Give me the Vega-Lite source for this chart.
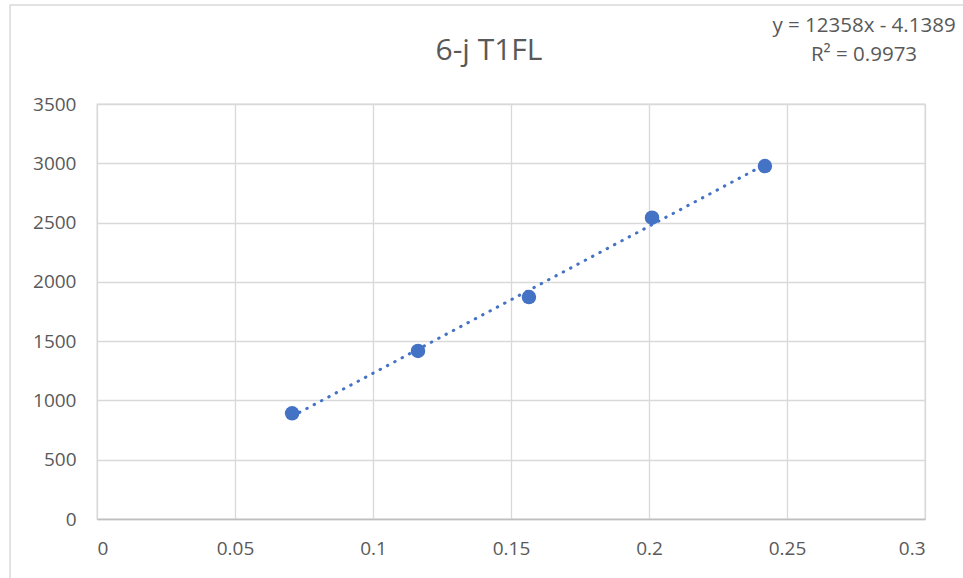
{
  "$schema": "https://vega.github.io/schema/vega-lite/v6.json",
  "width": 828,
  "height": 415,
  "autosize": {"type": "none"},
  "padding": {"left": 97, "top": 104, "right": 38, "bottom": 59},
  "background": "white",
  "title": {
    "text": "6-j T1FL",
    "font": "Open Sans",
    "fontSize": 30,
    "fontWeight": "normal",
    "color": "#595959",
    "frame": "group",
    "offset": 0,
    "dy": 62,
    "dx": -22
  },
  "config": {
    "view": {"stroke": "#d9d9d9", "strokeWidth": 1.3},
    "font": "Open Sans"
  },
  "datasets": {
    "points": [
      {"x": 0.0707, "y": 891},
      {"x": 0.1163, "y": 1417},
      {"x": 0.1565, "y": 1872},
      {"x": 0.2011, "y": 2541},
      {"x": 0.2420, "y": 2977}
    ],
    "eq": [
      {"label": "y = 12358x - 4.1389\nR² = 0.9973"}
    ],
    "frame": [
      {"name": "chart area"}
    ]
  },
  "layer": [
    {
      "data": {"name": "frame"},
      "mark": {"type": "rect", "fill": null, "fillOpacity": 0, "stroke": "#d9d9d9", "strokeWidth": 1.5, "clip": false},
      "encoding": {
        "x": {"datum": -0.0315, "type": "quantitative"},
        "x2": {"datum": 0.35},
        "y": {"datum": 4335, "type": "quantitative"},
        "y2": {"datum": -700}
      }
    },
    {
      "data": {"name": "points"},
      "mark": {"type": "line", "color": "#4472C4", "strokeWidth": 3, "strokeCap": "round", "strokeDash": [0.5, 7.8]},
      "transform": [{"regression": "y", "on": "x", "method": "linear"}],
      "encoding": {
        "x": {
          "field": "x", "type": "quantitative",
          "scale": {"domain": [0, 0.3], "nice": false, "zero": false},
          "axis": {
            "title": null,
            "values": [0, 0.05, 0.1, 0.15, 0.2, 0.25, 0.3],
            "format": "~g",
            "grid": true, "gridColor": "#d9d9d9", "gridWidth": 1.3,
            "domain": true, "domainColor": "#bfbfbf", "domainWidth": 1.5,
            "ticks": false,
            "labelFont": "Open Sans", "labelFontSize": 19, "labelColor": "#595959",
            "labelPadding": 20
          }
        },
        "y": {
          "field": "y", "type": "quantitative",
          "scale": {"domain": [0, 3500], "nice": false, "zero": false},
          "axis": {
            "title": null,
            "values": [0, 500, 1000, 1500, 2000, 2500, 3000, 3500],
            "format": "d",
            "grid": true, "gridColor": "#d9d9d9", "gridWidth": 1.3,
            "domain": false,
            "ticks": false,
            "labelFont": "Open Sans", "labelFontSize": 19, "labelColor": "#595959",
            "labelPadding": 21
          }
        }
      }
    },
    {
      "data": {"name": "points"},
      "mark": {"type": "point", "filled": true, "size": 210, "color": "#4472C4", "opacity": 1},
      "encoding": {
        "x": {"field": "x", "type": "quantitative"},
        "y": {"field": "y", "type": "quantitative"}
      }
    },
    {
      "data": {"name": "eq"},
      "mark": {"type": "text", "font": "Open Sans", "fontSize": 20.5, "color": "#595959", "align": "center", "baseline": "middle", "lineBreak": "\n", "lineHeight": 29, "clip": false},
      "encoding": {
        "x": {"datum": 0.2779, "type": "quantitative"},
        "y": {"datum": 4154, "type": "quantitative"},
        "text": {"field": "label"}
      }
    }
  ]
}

* * *

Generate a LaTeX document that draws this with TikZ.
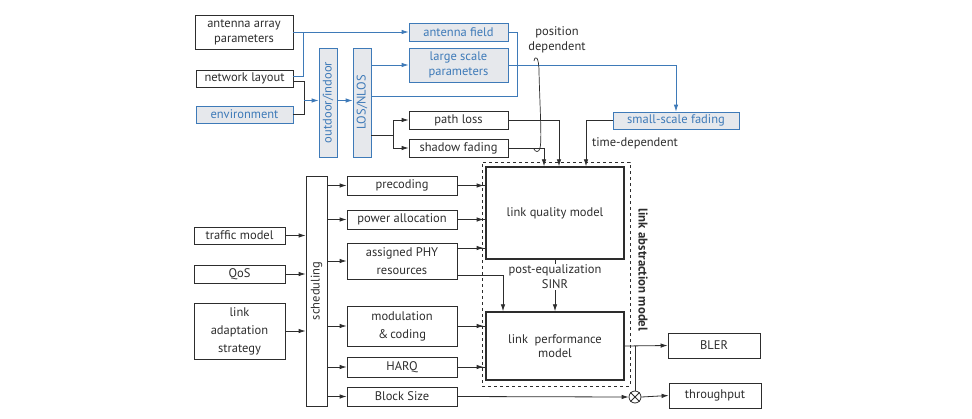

■ **Requirements**
Each line containing the word "this" counts once; say how many such lines there are, giving only the number.

■ **Response to the task**
2